Aging brings many changes to our mental, emotional, and physical lives; unfortunately, memory loss is one of these experiences. Whether your memory loss is minimal or severe, forgetting the names of people and places you care about can be painful. However, using photographs to recall events is one way that you can help trigger those forgotten memories.
Types of Memory Loss
It’s essential to recognize that everyone experiences some memory loss as they age. The National Institute on Aging explains that “normal” memory loss includes periodically forgetting to pay a bill, having trouble thinking of a specific word, taking longer to recall a person’s name, etc. Keeping your mind active by learning new skills and practicing old ones is an excellent way to minimize the effects of this normal memory deterioration. However, some diseases can make memory loss in seniors even more pronounced, such as Alzheimer’s and dementia. Even remembering their loved ones’ names can be difficult for those with these conditions, leading to a sense of loss, frustration, and embarrassment.
Forgetting Names, Faces, and Places
Of all the possible memory loss categories, forgetting things associated with people can be the most challenging. Some research suggests that no matter our current cognitive condition, our age has a big effect on whether or not we easily recall someone’s name or details about our relationship with them and their life. Practicing this recall can help strengthen your brain as you age. With diseases like dementia and Alzheimer’s, forgetting people, places, and events is a primary component and one of the most challenging to work through.
Using Photos to Help Recall
If you or a loved one is experiencing memory loss (to any extent), taking steps to help with face/name/relationship recall can help lessen the emotional distress that comes with forgetting these critical things. If your memory loss isn’t extensive, start compiling resources to exercise your brain and help avoid a worsening problem. Using photos to help with this recall is one of the best interventions.
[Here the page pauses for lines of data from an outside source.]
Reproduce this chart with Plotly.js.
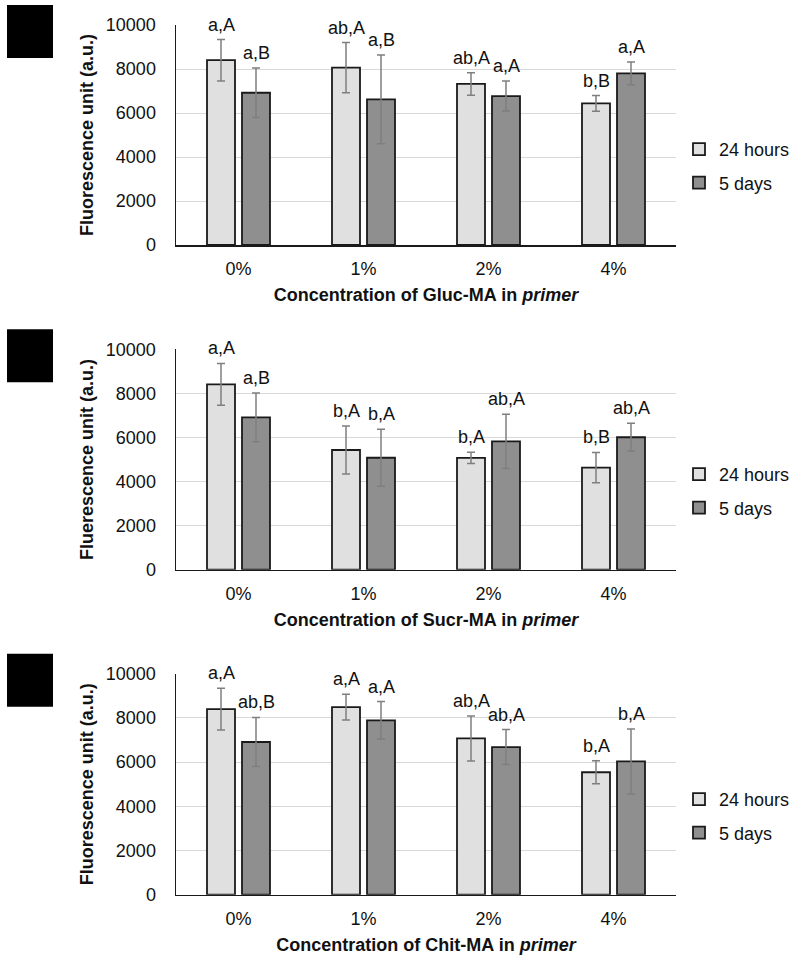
<!DOCTYPE html>
<html>
<head>
<meta charset="utf-8">
<script src="https://cdn.plot.ly/plotly-3.0.1.min.js"></script>
<style>html,body{margin:0;padding:0;background:#fff;}#chart{width:800px;height:961px;}</style>
</head>
<body>
<div id="chart"></div>
<script>
// ---- data ----
const categories = ['0%', '1%', '2%', '4%'];
const seriesNames = ['24 hours', '5 days'];

const glucH24 = [8400, 8060, 7320, 6440];
const glucH24Err = [940, 1140, 515, 355];
const glucD5 = [6920, 6620, 6770, 7800];
const glucD5Err = [1120, 2020, 680, 520];
const glucH24Labels = ['a,A', 'ab,A', 'ab,A', 'b,B'];
const glucD5Labels = ['a,B', 'a,B', 'a,A', 'a,A'];

const sucrH24 = [8410, 5430, 5070, 4630];
const sucrH24Err = [950, 1090, 257, 690];
const sucrD5 = [6910, 5080, 5820, 6010];
const sucrD5Err = [1110, 1290, 1230, 635];
const sucrH24Labels = ['a,A', 'b,A', 'b,A', 'b,B'];
const sucrD5Labels = ['a,B', 'b,A', 'ab,A', 'ab,A'];

const chitH24 = [8400, 8490, 7070, 5540];
const chitH24Err = [945, 580, 1020, 520];
const chitD5 = [6910, 7890, 6680, 6030];
const chitD5Err = [1110, 850, 790, 1470];
const chitH24Labels = ['a,A', 'a,A', 'ab,A', 'b,A'];
const chitD5Labels = ['ab,B', 'a,A', 'ab,A', 'b,A'];

const xTitles = [
  '<b>Concentration of Gluc-MA in <i>primer</i></b>',
  '<b>Concentration of Sucr-MA in <i>primer</i></b>',
  '<b>Concentration of Chit-MA in <i>primer</i></b>'
];
const yTitles = [
  '<b>Fluorescence unit (a.u.)</b>',
  '<b>Fluerescence unit (a.u.)</b>',
  '<b>Fluorescence unit (a.u.)</b>'
];
const yTicks = [0, 2000, 4000, 6000, 8000, 10000];

// ---- styling ----
const FONT = 'Liberation Sans, Arial, sans-serif';
const TXT = '#111111';
const FS = 18;
const fills = ['#e0e0e0', '#8f8f8f'];

const panels = [
  {h: glucH24, he: glucH24Err, d: glucD5, de: glucD5Err, hl: glucH24Labels, dl: glucD5Labels},
  {h: sucrH24, he: sucrH24Err, d: sucrD5, de: sucrD5Err, hl: sucrH24Labels, dl: sucrD5Labels},
  {h: chitH24, he: chitH24Err, d: chitD5, de: chitD5Err, hl: chitH24Labels, dl: chitD5Labels}
];

const W = 800, H = 961;
const xDom = [176 / W, 676 / W];
// pixel top/bottom of each plot area
const pix = [[25, 245], [349.3, 569.7], [673.7, 894.7]];
const legendY = [166, 491, 816];

const traces = [];
const annotations = [];
const layout = {
  width: W, height: H,
  margin: {l: 0, r: 0, t: 0, b: 0},
  paper_bgcolor: '#ffffff', plot_bgcolor: '#ffffff',
  barmode: 'group', bargap: 0.44, bargroupgap: 0.2,
  font: {family: FONT, size: FS, color: TXT},
  showlegend: true,
  shapes: [],
  annotations: annotations
};

panels.forEach((p, i) => {
  const n = i === 0 ? '' : String(i + 1);
  const xa = 'x' + n, ya = 'y' + n;
  const lg = 'legend' + n;
  const vals = [p.h, p.d], errs = [p.he, p.de], labs = [p.hl, p.dl];
  [0, 1].forEach(s => {
    traces.push({
      type: 'bar', x: categories, y: vals[s], name: seriesNames[s],
      xaxis: xa, yaxis: ya, legend: lg, legendgroup: 'g' + i + s,
      marker: {color: fills[s], line: {color: '#1a1a1a', width: 1.8}},
      error_y: {type: 'data', array: errs[s], visible: true, color: '#7f7f7f', thickness: 1.5, width: 4},
      hoverinfo: 'skip'
    });
    categories.forEach((c, k) => {
      annotations.push({
        xref: xa, yref: ya, x: c, y: vals[s][k] + errs[s][k],
        text: labs[s][k], showarrow: false,
        xanchor: 'center', yanchor: 'bottom',
        xshift: s === 0 ? -17.5 : 17.5, yshift: 3,
        font: {family: FONT, size: FS, color: TXT}
      });
    });
  });
  const dom = [(H - pix[i][1]) / H, (H - pix[i][0]) / H];
  layout['xaxis' + n] = {
    domain: xDom, anchor: ya, type: 'category',
    showline: true, linecolor: '#1a1a1a', linewidth: 1.5,
    showgrid: false, zeroline: false, ticks: '',
    ticklabelstandoff: 7,
    tickfont: {family: FONT, size: FS, color: TXT},
    title: {text: xTitles[i], font: {family: FONT, size: FS, color: TXT}, standoff: 10}
  };
  layout['yaxis' + n] = {
    domain: dom, anchor: xa, range: [0, 10000],
    tickvals: yTicks, ticktext: yTicks.map(String),
    showline: true, linecolor: '#1a1a1a', linewidth: 1.5,
    showgrid: true, gridcolor: '#d9d9d9', gridwidth: 1,
    zeroline: false, ticks: '', ticklabelstandoff: 15,
    tickfont: {family: FONT, size: FS, color: TXT},
    title: {text: yTitles[i], font: {family: FONT, size: FS, color: TXT}, standoff: 7}
  };
  layout[lg] = {
    x: 679 / W, y: (H - legendY[i]) / H, xref: 'paper', yref: 'paper',
    xanchor: 'left', yanchor: 'middle',
    traceorder: 'grouped', tracegroupgap: 7,
    font: {family: FONT, size: FS, color: TXT},
    bgcolor: 'rgba(0,0,0,0)', itemclick: false
  };
  // black panel marker square
  layout.shapes.push({
    type: 'rect', xref: 'paper', yref: 'paper',
    x0: 7 / W, x1: 53 / W,
    y0: (H - (pix[i][0] - 20 + 53)) / H, y1: (H - (pix[i][0] - 20)) / H,
    fillcolor: '#000000', line: {width: 0}
  });
});

Plotly.newPlot('chart', traces, layout, {staticPlot: true, displayModeBar: false});
</script>
</body>
</html>
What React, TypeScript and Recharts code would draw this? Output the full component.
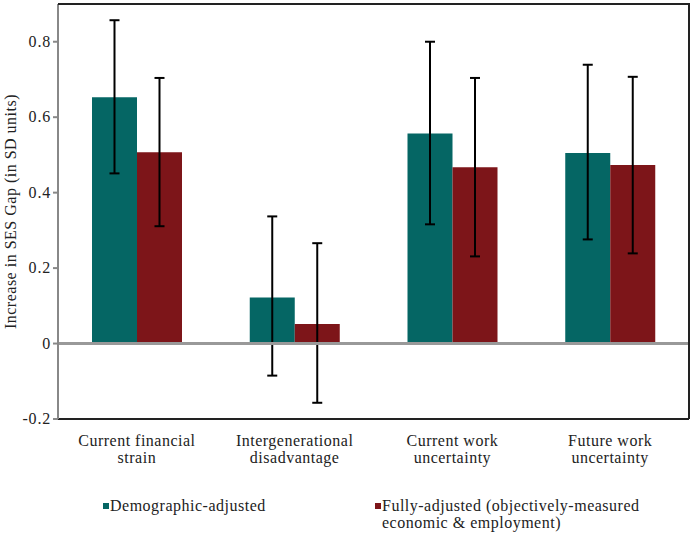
import { BarChart, Bar, XAxis, YAxis, ErrorBar, ReferenceLine, Legend } from "recharts";

const categories = ["Current financial|strain", "Intergenerational|disadvantage", "Current work|uncertainty", "Future work|uncertainty"];
const demographic = [0.653, 0.122, 0.557, 0.505];
const demographicLow = [0.451, -0.085, 0.316, 0.276];
const demographicHigh = [0.857, 0.337, 0.8, 0.739];
const fully = [0.507, 0.052, 0.467, 0.473];
const fullyLow = [0.311, -0.157, 0.231, 0.239];
const fullyHigh = [0.704, 0.266, 0.704, 0.707];
const yTicks = [-0.2, 0, 0.2, 0.4, 0.6, 0.8];
const yMax = 0.9;

const TEAL = "#056664";
const RED = "#7d1519";
const FONT = "'Liberation Serif', serif";

const data = categories.map((name, i) => ({
  name,
  demo: demographic[i],
  demoErr: [demographic[i] - demographicLow[i], demographicHigh[i] - demographic[i]],
  full: fully[i],
  fullErr: [fully[i] - fullyLow[i], fullyHigh[i] - fully[i]],
}));

function CategoryTick({ x, y, payload }: any) {
  const [a, b] = String(payload.value).split("|");
  return (
    <text x={x} textAnchor="middle" fontFamily={FONT} fontSize={16} fill="#222" letterSpacing={0.5}>
      <tspan x={x} y={y + 19}>{a}</tspan>
      <tspan x={x} y={y + 36}>{b}</tspan>
    </text>
  );
}

function ValueTick({ x, y, payload }: any) {
  const v = payload.value as number;
  return (
    <text x={x} y={y} dy={5} textAnchor="end" fontFamily={FONT} fontSize={16} fill="#222" letterSpacing={0.8}>
      {v === 0 ? "0" : v.toFixed(1)}
    </text>
  );
}

function AxisTitle({ viewBox }: any) {
  const cy = viewBox.y + viewBox.height / 2;
  return (
    <text x={16} y={cy} transform={`rotate(-90, 16, ${cy})`} textAnchor="middle" fontFamily={FONT} fontSize={16} fill="#222" letterSpacing={0.5}>
      Increase in SES Gap  (in SD units)
    </text>
  );
}

function LegendBox() {
  const item = (left: number, color: string, lines: string[]) => (
    <div style={{ position: "absolute", left, top: 0, fontFamily: FONT, fontSize: 16, letterSpacing: 0.5, color: "#222", lineHeight: "17px" }}>
      <span style={{ position: "absolute", left: -7, top: 6, width: 6, height: 6, background: color }} />
      {lines.map((l) => (
        <div key={l} style={{ whiteSpace: "pre" }}>{l}</div>
      ))}
    </div>
  );
  return (
    <div style={{ position: "relative", width: 694, height: 40 }}>
      {item(110, TEAL, ["Demographic-adjusted"])}
      {item(382, RED, ["Fully-adjusted (objectively-measured", "economic & employment)"])}
    </div>
  );
}

export default function App() {
  return (
    <div style={{ position: "absolute", left: 0, top: 0, background: "#fff" }}>
      <BarChart width={694} height={535} data={data} margin={{ top: 4, right: 4, left: 0, bottom: 0 }} barCategoryGap={34} barGap={0}>
        <XAxis dataKey="name" height={76} axisLine={{ stroke: "#222", strokeWidth: 2 }} tickLine={false} tick={<CategoryTick />} interval={0} />
        <YAxis
          domain={[-0.2, yMax]}
          ticks={yTicks}
          width={58}
          axisLine={{ stroke: "#888", strokeWidth: 2 }}
          tickLine={{ stroke: "#888", strokeWidth: 2 }}
          tickSize={5}
          tick={<ValueTick />}
          label={<AxisTitle />}
        />
        <YAxis yAxisId="right" orientation="right" width={1} domain={[-0.2, yMax]} tick={false} tickLine={false} axisLine={{ stroke: "#222", strokeWidth: 2 }} />
        <Legend verticalAlign="bottom" wrapperStyle={{ position: "absolute", left: 0, top: 497, width: 694 }} content={() => <LegendBox />} />
        <Bar dataKey="demo" fill={TEAL} name="Demographic-adjusted" isAnimationActive={false}>
          <ErrorBar dataKey="demoErr" stroke="#000" strokeWidth={2} width={5} />
        </Bar>
        <Bar dataKey="full" fill={RED} name="Fully-adjusted (objectively-measured economic & employment)" isAnimationActive={false}>
          <ErrorBar dataKey="fullErr" stroke="#000" strokeWidth={2} width={5} />
        </Bar>
        <ReferenceLine y={0} stroke="#999" strokeWidth={3} />
      </BarChart>
      {/* top edge of the plot frame */}
      <div style={{ position: "absolute", left: 58, top: 3, width: 632, height: 2, background: "#222" }} />
    </div>
  );
}
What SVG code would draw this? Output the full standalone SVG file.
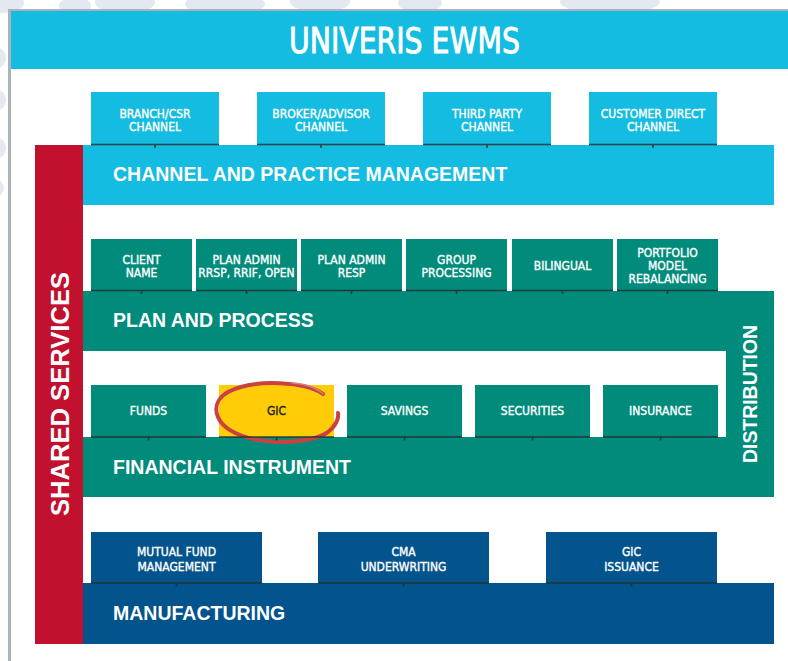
<svg xmlns="http://www.w3.org/2000/svg" width="788" height="661" viewBox="0 0 788 661">
<defs>
<style>
.cyan{fill:#13BCE0}
.teal{fill:#008B7B}
.red{fill:#C2112F}
.navy{fill:#03538C}
.gold{fill:#FFCC07}
.lbl{font-family:"DejaVu Sans Condensed","DejaVu Sans","Liberation Sans",sans-serif;font-size:12px;fill:#FFFFFF;stroke:#FFFFFF;stroke-width:0.35px;text-anchor:middle}
.bar{font-family:"Liberation Sans",Arial,sans-serif;font-weight:bold;font-size:19.5px;fill:#FFFFFF}
.conn{stroke:#22302f;stroke-width:1.6;fill:none;stroke-opacity:0.9}
.wm{fill:#E3E8F1}
</style>
</defs>
<rect width="788" height="661" fill="#FFFFFF"/>
<g id="watermark">
<ellipse class="wm" cx="2" cy="3" rx="22" ry="10"/>
<ellipse class="wm" cx="75" cy="6" rx="16" ry="9"/>
<ellipse class="wm" cx="125" cy="2" rx="30" ry="12"/>
<ellipse class="wm" cx="225" cy="4" rx="40" ry="12"/>
<ellipse class="wm" cx="320" cy="2" rx="30" ry="10"/>
<ellipse class="wm" cx="420" cy="3" rx="22" ry="9"/>
<ellipse class="wm" cx="610" cy="2" rx="50" ry="12"/>
<circle class="wm" cx="-5" cy="58" r="11"/>
<circle class="wm" cx="-5" cy="100" r="11"/>
<circle class="wm" cx="-5" cy="148" r="11"/>
<circle class="wm" cx="-5" cy="188" r="9"/>
</g>
<g id="page">
<rect x="8" y="9" width="790" height="660" fill="#FFFFFF"/>
<rect x="8" y="9" width="3" height="652" fill="#A9B3BC"/>
<rect x="8" y="9" width="780" height="2" fill="#A9B3BC"/>
</g>
<g id="title">
<rect class="cyan" x="11" y="11" width="777" height="58"/>
<text x="289" y="53" font-family="DejaVu Sans Condensed,DejaVu Sans,Liberation Sans,sans-serif" font-size="36" fill="#FFFFFF" stroke="#FFFFFF" stroke-width="0.9" textLength="231" lengthAdjust="spacingAndGlyphs">UNIVERIS EWMS</text>
</g>
<g id="shared-services">
<rect class="red" x="35" y="145" width="48" height="499"/>
<text transform="translate(69,394) rotate(-90)" text-anchor="middle" font-family="Liberation Sans,Arial,sans-serif" font-weight="bold" font-size="26" fill="#FFFFFF" textLength="244" lengthAdjust="spacingAndGlyphs">SHARED SERVICES</text>
</g>
<g id="channel-practice-management">
<rect class="cyan" x="83" y="145" width="691" height="60"/>
<text class="bar" x="113" y="181">CHANNEL AND PRACTICE MANAGEMENT</text>
</g>
<g id="plan-and-process">
<rect class="teal" x="83" y="291" width="691" height="60"/>
<text class="bar" x="113" y="327">PLAN AND PROCESS</text>
</g>
<g id="financial-instrument">
<rect class="teal" x="83" y="437" width="691" height="60"/>
<text class="bar" x="113" y="474">FINANCIAL INSTRUMENT</text>
</g>
<g id="distribution">
<rect class="teal" x="726" y="291" width="48" height="206"/>
<text transform="translate(757,394) rotate(-90)" text-anchor="middle" font-family="Liberation Sans,Arial,sans-serif" font-weight="bold" font-size="20" fill="#FFFFFF" textLength="138" lengthAdjust="spacingAndGlyphs">DISTRIBUTION</text>
</g>
<g id="manufacturing">
<rect class="navy" x="83" y="583" width="691" height="61"/>
<text class="bar" x="113" y="620">MANUFACTURING</text>
</g>
<g id="branch-csr-channel"><rect class="cyan" x="91" y="92" width="128" height="52"/><text class="lbl" x="155" y="118">BRANCH/CSR</text><text class="lbl" x="155" y="131">CHANNEL</text></g>
<g id="broker-advisor-channel"><rect class="cyan" x="257" y="92" width="128" height="52"/><text class="lbl" x="321" y="118">BROKER/ADVISOR</text><text class="lbl" x="321" y="131">CHANNEL</text></g>
<g id="third-party-channel"><rect class="cyan" x="423" y="92" width="128" height="52"/><text class="lbl" x="487" y="118">THIRD PARTY</text><text class="lbl" x="487" y="131">CHANNEL</text></g>
<g id="customer-direct-channel"><rect class="cyan" x="589" y="92" width="128" height="52"/><text class="lbl" x="653" y="118">CUSTOMER DIRECT</text><text class="lbl" x="653" y="131">CHANNEL</text></g>
<g id="client-name"><rect class="teal" x="91" y="239" width="101" height="52"/><text class="lbl" x="141.5" y="264">CLIENT</text><text class="lbl" x="141.5" y="277">NAME</text></g>
<g id="plan-admin-rrsp"><rect class="teal" x="196" y="239" width="101" height="52"/><text class="lbl" x="246.5" y="264">PLAN ADMIN</text><text class="lbl" x="246.5" y="277" font-size="11.5">RRSP, RRIF, OPEN</text></g>
<g id="plan-admin-resp"><rect class="teal" x="301" y="239" width="101" height="52"/><text class="lbl" x="351.5" y="264">PLAN ADMIN</text><text class="lbl" x="351.5" y="277">RESP</text></g>
<g id="group-processing"><rect class="teal" x="406" y="239" width="101" height="52"/><text class="lbl" x="456.5" y="264">GROUP</text><text class="lbl" x="456.5" y="277">PROCESSING</text></g>
<g id="bilingual"><rect class="teal" x="512" y="239" width="101" height="52"/><text class="lbl" x="562.5" y="270">BILINGUAL</text></g>
<g id="portfolio-model-rebalancing"><rect class="teal" x="617" y="239" width="101" height="52"/><text class="lbl" x="667.5" y="257">PORTFOLIO</text><text class="lbl" x="667.5" y="270">MODEL</text><text class="lbl" x="667.5" y="283">REBALANCING</text></g>
<g id="funds"><rect class="teal" x="91" y="385" width="115" height="52"/><text class="lbl" x="148.5" y="415">FUNDS</text></g>
<g id="gic"><rect class="gold" x="219" y="385" width="115" height="52"/><text class="lbl" x="276.5" y="415" style="fill:#222222;stroke:#222222">GIC</text>
<path d="M323 394 C308 382 255 378 228 392 C210 402 212 424 240 435 C268 446 312 443 328 432 C336 426 339 418 338 413" fill="none" stroke="#C9423F" stroke-width="4" stroke-linecap="round"/>
<path d="M292 383 C305 384 316 387 323 394" fill="none" stroke="#D9807C" stroke-width="1.5" stroke-linecap="round"/>
</g>
<g id="savings"><rect class="teal" x="347" y="385" width="115" height="52"/><text class="lbl" x="404.5" y="415">SAVINGS</text></g>
<g id="securities"><rect class="teal" x="475" y="385" width="115" height="52"/><text class="lbl" x="532.5" y="415">SECURITIES</text></g>
<g id="insurance"><rect class="teal" x="603" y="385" width="115" height="52"/><text class="lbl" x="660.5" y="415">INSURANCE</text></g>
<g id="mutual-fund-management"><rect class="navy" x="91" y="532" width="171" height="51"/><text class="lbl" x="176.5" y="556">MUTUAL FUND</text><text class="lbl" x="176.5" y="571">MANAGEMENT</text></g>
<g id="cma-underwriting"><rect class="navy" x="318" y="532" width="171" height="51"/><text class="lbl" x="403.5" y="556">CMA</text><text class="lbl" x="403.5" y="571">UNDERWRITING</text></g>
<g id="gic-issuance"><rect class="navy" x="546" y="532" width="171" height="51"/><text class="lbl" x="631.5" y="556">GIC</text><text class="lbl" x="631.5" y="571">ISSUANCE</text></g>
<g id="connectors">
<path class="conn" d="M91 144.5H219M155 144.5V148 M257 144.5H385M321 144.5V148 M423 144.5H551M487 144.5V148 M589 144.5H717M653 144.5V148"/>
<path class="conn" d="M91 290.5H192M141.5 290.5V294 M196 290.5H297M246.5 290.5V294 M301 290.5H402M351.5 290.5V294 M406 290.5H507M456.5 290.5V294 M512 290.5H613M562.5 290.5V294 M617 290.5H718M667.5 290.5V294"/>
<path class="conn" d="M91 437H206M148.5 437V440.5 M219 437H334M276.5 437V440.5 M347 437H462M404.5 437V440.5 M475 437H590M532.5 437V440.5 M603 437H718M660.5 437V440.5"/>
<path class="conn" d="M91 583H262M176.5 583V586.5 M318 583H489M403.5 583V586.5 M546 583H717M631.5 583V586.5"/>
</g>
</svg>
Collect photos from all time periods.
The first step is to collect photos from as many different times in a person’s life as possible. While their long-term memory may still function quite well, don’t use that as a reason to avoid including pictures from childhood. Often, memories from long ago can help start a conversation that leads to recall of more current events.
Use photos that show context.
If possible, choose photos that have some context clues as well. Rather than a photo of a single person, choose one that shows a family group. Better yet, have images that show your loved one alongside others so they can place themselves in the picture. Similarly, images that include an interesting background (like the neighborhood pool or a birthday party) can also help trigger memories.
Make the images large.
If you’re setting up photo albums or timelines for someone who’s aging, chances are their eyesight has deteriorated some, too. Making the photos as large as possible will help them see details clearly. You can also choose to make images digital to display on large screens like a tv or computer monitor.
Organize photos chronologically.
The best way to organize the images is chronologically. Those experiencing memory loss may be able to use context clues to help fill in the gaps they can’t quite retrieve. And a timeline is one of the best ways to organize what was happening in life at a given time. Often, you’ll find that loved ones recognize their family in photos from earlier years even if they don’t recognize you now. You can also have a separate photo album that organizes images by family or relationship if that’s helpful. A photo family tree can be a useful resource that your loved one will be happy to have.
Write notes on the back.
While sitting with your loved one to go through the images is ideal (social relationships help improve cognitive function and can help your loved one feel supported), making notes on the back of photos can help seniors use the photo resource independently, too. Remember to write largely and legibly and include information like the person’s name, their relationship, the year the photo was taken, and any important details about the event.
It’s all about connection.
Ultimately, using photos to help your loved one recalls people and places is about connection. The stories you share while looking through the albums and the smiles on everyone’s faces during the conversation—these are the events that are most helpful as your loved one experiences memory loss and looks to you for support.
If you or a loved one is beginning to experience memory loss, try compiling a photo album as an enjoyable reminder of the people and places in your life.